Suggesting an industry shift toward single-family production, multifamily permits are down almost 24% on year-over-year basis as of April, and the average of the latest three months’ rates is 16.6% below 2015’s same months.

Regionally, expansion in April was strong in the huge housing market of the South, where single-family starts for April were almost 16% higher than a year ago, and the three-month averages for both single-family and multifamily starts are solidly greater compared to the same months in 2015. Three-month averages for rates of permit issuance in the South have fallen compared to last year, though.

Comparing average rates for the most-recent three months to last year shows single-family strength across the regions, with no permit growth in the South offering a potential warning of impending slowdown.

Single Family     Starts                   Permits

Northeast            +39.3%                 +23.1%

Midwest              +41.4%                 +20.8%

South                    +17.7%                 -0.3%

West                     +11.4%                 +11.0%

Three-month averages for multifamily construction show a slightly more mixed picture, with the national slowdown reflected disproportionately in falling permits in the Northeast and South.

Multifamily        Starts                   Permits

Northeast           -13.3%                   -39.1%

Midwest              +17.5%                 +15.9%

South                  +5.9%                   -14.7%

West                   +0.7%                   +18.1%

The NAHB examined the count of homes currently under construction to check the market mix and momentum of recovery in home construction.
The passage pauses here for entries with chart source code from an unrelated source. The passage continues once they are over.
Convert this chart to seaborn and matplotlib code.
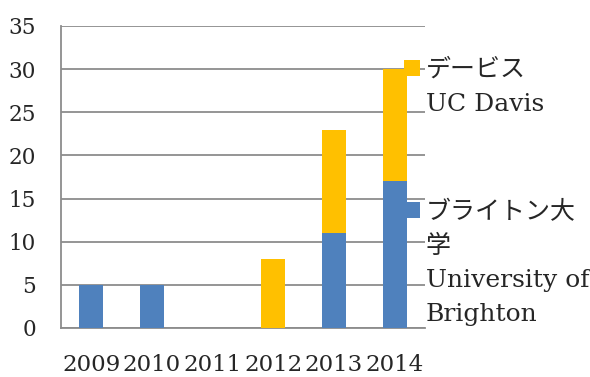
import seaborn as sns
import pandas as pd
import matplotlib.pyplot as plt
from matplotlib.patches import Patch
from matplotlib.ticker import FixedLocator

years = ["2009", "2010", "2011", "2012", "2013", "2014"]
brighton = [5, 5, 0, 0, 11, 17]
davis = [0, 0, 0, 8, 12, 13]
davis_label = ["デービス", "UC Davis"]
brighton_label = ["ブライトン大", "学", "University of", "Brighton"]

blue = "#4F81BD"
orange = "#FFC000"
grid_color = "#8C8C8C"

df = pd.DataFrame({"year": years, "brighton": brighton, "davis": davis})
df["total"] = df["brighton"] + df["davis"]

sns.set_style("white")
plt.rcParams["font.family"] = ["DejaVu Serif", "Noto Sans CJK JP"]
plt.rcParams["font.size"] = 15

fig = plt.figure(figsize=(5.9, 3.77), dpi=100)
ax = fig.add_axes([61 / 590, 49 / 377, 364 / 590, 302 / 377])

# stacked: totals in orange, brighton drawn over them in blue
sns.barplot(data=df, x="year", y="total", color=orange, width=0.4,
            saturation=1, linewidth=0, ax=ax, zorder=3)
sns.barplot(data=df, x="year", y="brighton", color=blue, width=0.4,
            saturation=1, linewidth=0, ax=ax, zorder=3)

ax.set_xlim(-0.5, 5.5)
ax.set_ylim(0, 35)
ax.set_yticks(range(0, 36, 5))
ax.set_xlabel("")
ax.set_ylabel("")

ax.yaxis.grid(True, color=grid_color, linewidth=1.3)
ax.set_axisbelow(True)
for side in ["top", "right"]:
    ax.spines[side].set_visible(False)
for side in ["left", "bottom"]:
    ax.spines[side].set_color(grid_color)
    ax.spines[side].set_linewidth(1.3)

ax.tick_params(axis="y", length=6, width=1.3, color=grid_color, pad=12, labelsize=15.5)
ax.tick_params(axis="x", which="major", length=0, pad=19, labelsize=16.5)
ax.xaxis.set_minor_locator(FixedLocator([i - 0.5 for i in range(len(years) + 1)]))
ax.tick_params(axis="x", which="minor", length=5, width=1.3, color=grid_color)

blank = Patch(facecolor="none", edgecolor="none")
h_davis = [Patch(facecolor=orange, edgecolor="none")] + [blank] * (len(davis_label) - 1)
h_brighton = [Patch(facecolor=blue, edgecolor="none")] + [blank] * (len(brighton_label) - 1)
leg_kw = dict(loc="upper left", frameon=False, borderpad=0, borderaxespad=0,
              handlelength=0.65, handleheight=0.6, handletextpad=0.22,
              labelspacing=0.44, fontsize=18, bbox_transform=fig.transFigure)
leg1 = ax.legend(h_davis, davis_label, bbox_to_anchor=(404 / 590, 1 - 59 / 377), **leg_kw)
ax.add_artist(leg1)
ax.legend(h_brighton, brighton_label, bbox_to_anchor=(404 / 590, 1 - 201 / 377), **leg_kw)

fig.savefig("out.png", dpi=100)
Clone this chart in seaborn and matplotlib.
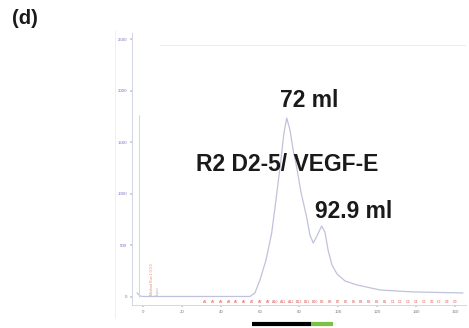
import matplotlib
matplotlib.use("Agg")
import matplotlib.pyplot as plt
import matplotlib.transforms as mtransforms
import seaborn as sns
import pandas as pd

# elution trace (ml, mAU)
volume_ml = [-3.0, -1.5, 0.0, 10.0, 30.0, 50.0, 54.9, 57.4, 60.0, 63.1, 66.0, 68.2,
             70.3, 72.3, 73.7, 75.4, 77.0, 78.8, 81.0, 83.9, 85.6, 87.3, 89.2,
             91.6, 93.3, 94.9, 96.9, 99.5, 103.6, 109.7, 121.5, 138.5, 164.1]
absorbance = [40, 10, 5, 5, 5, 5, 5, 39, 165, 359, 621, 942,
              1262, 1592, 1738, 1621, 1427, 1262, 1020, 777, 602, 524, 592,
              689, 631, 456, 311, 223, 155, 117, 68, 49, 39]

x_ticks = [0, 20, 40, 60, 80, 100, 120, 140, 160]
y_ticks = [0, 500, 1000, 1500, 2000, 2500]

# fraction marks along the baseline
frac_vol = [32, 36, 40, 44, 48, 52, 56, 60, 64, 68, 72, 76, 80, 84, 88, 92, 96,
            100, 104, 108, 112, 116, 120, 124, 128, 132, 136, 140, 144, 148,
            152, 156, 160]
frac_lab = ["A1", "A2", "A3", "A4", "A5", "A6", "A7", "A8", "A9", "A10", "A11",
            "A12", "B12", "B11", "B10", "B9", "B8", "B7", "B6", "B5", "B4", "B3",
            "B2", "B1", "C1", "C2", "C3", "C4", "C5", "C6", "C7", "C8", "C9"]

# pooled fractions bar under the axis (ml)
pool_black = [56, 86]
pool_green = [86, 97.5]

df = pd.DataFrame({"ml": volume_ml, "mAU": absorbance})

sns.set_theme(style="white")
plt.rcParams["font.family"] = ["Liberation Sans", "DejaVu Sans"]

fig = plt.figure(figsize=(4.69, 3.28), dpi=100)
ax = fig.add_axes([0.2814, 0.0701, 0.7122, 0.8293])

sns.lineplot(data=df, x="ml", y="mAU", ax=ax, color="#bfc2dc", linewidth=0.9,
             sort=False, estimator=None)

# injection mark and top reference line
ax.plot([-1.8, -1.8], [0, 1767], color="#d6d6d6", linewidth=0.7)
ax.plot([9, 165], [2450, 2450], color="#f0eee2", linewidth=0.8)

ax.text(4.5, 20, "Method Run 1.0.0.0", rotation=90, fontsize=2.6,
        color="#e08a6a", ha="center", va="bottom")
ax.text(7.8, 20, "Inject", rotation=90, fontsize=2.6,
        color="#b0a8a0", ha="center", va="bottom")

for v, lab in zip(frac_vol, frac_lab):
    ax.text(v, -45, lab, fontsize=2.6, color="#e06060", ha="center", va="center")

ax.set_xlim(-5.6, 165.6)
ax.set_ylim(-78, 2563)
ax.set_xticks(x_ticks)
ax.set_yticks(y_ticks)
ax.tick_params(axis="x", labelsize=3.2, labelcolor="#808080", length=1.5,
               color="#cccccc", pad=2, bottom=True)
ax.tick_params(axis="y", labelsize=3.2, labelcolor="#7a7ac8", length=1.5,
               color="#cccccc", pad=2, left=True)
ax.set_xlabel("")
ax.set_ylabel("")
for side in ["top", "right"]:
    ax.spines[side].set_visible(False)
ax.spines["left"].set_color("#d0d4e4")
ax.spines["bottom"].set_color("#d8d8d8")
ax.spines["left"].set_linewidth(0.7)
ax.spines["bottom"].set_linewidth(0.7)

# faint outer frame at far left
fig.add_artist(plt.Line2D([115 / 469, 115 / 469], [0.03, 0.91],
                          color="#ececf4", linewidth=0.6))

ax.text(85.0, 1908, "72 ml", fontsize=16.5, fontweight="bold", ha="center",
        va="center", color="#1a1a1a")
ax.text(74.1, 1282, "R2 D2-5/ VEGF-E", fontsize=16.5, fontweight="bold",
        ha="center", va="center", color="#1a1a1a")
ax.text(108, 830, "92.9 ml", fontsize=16.5, fontweight="bold", ha="center",
        va="center", color="#1a1a1a")

fig.text(12 / 469, 1 - 19 / 328, "(d)", fontsize=14.5, fontweight="bold",
         ha="left", va="center", color="#1a1a1a")

trans = mtransforms.blended_transform_factory(ax.transData, fig.transFigure)
ax.plot(pool_black, [0.0122, 0.0122], color="black", linewidth=3.0,
        transform=trans, clip_on=False, solid_capstyle="butt")
ax.plot(pool_green, [0.0122, 0.0122], color="#7cc242", linewidth=3.0,
        transform=trans, clip_on=False, solid_capstyle="butt")

fig.savefig("out.png", dpi=100)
As of April, 57% of units under construction in the nation were multifamily (566,000), a 13% gain from a year earlier. There were 433,000 single-family homes under construction, which is 18% higher than April of 2015.

“Growth in home construction is a key bright spot in the overall economy, given the lackluster GDP measure for the first quarter,” according to NAHB’S analysis of the Census Bureau and Department of Housing and Urban Development report. “In fact, the headline first quarter growth rate of 0.5% was just about equal to home building’s contribution to economic growth (0.49 percentage points).”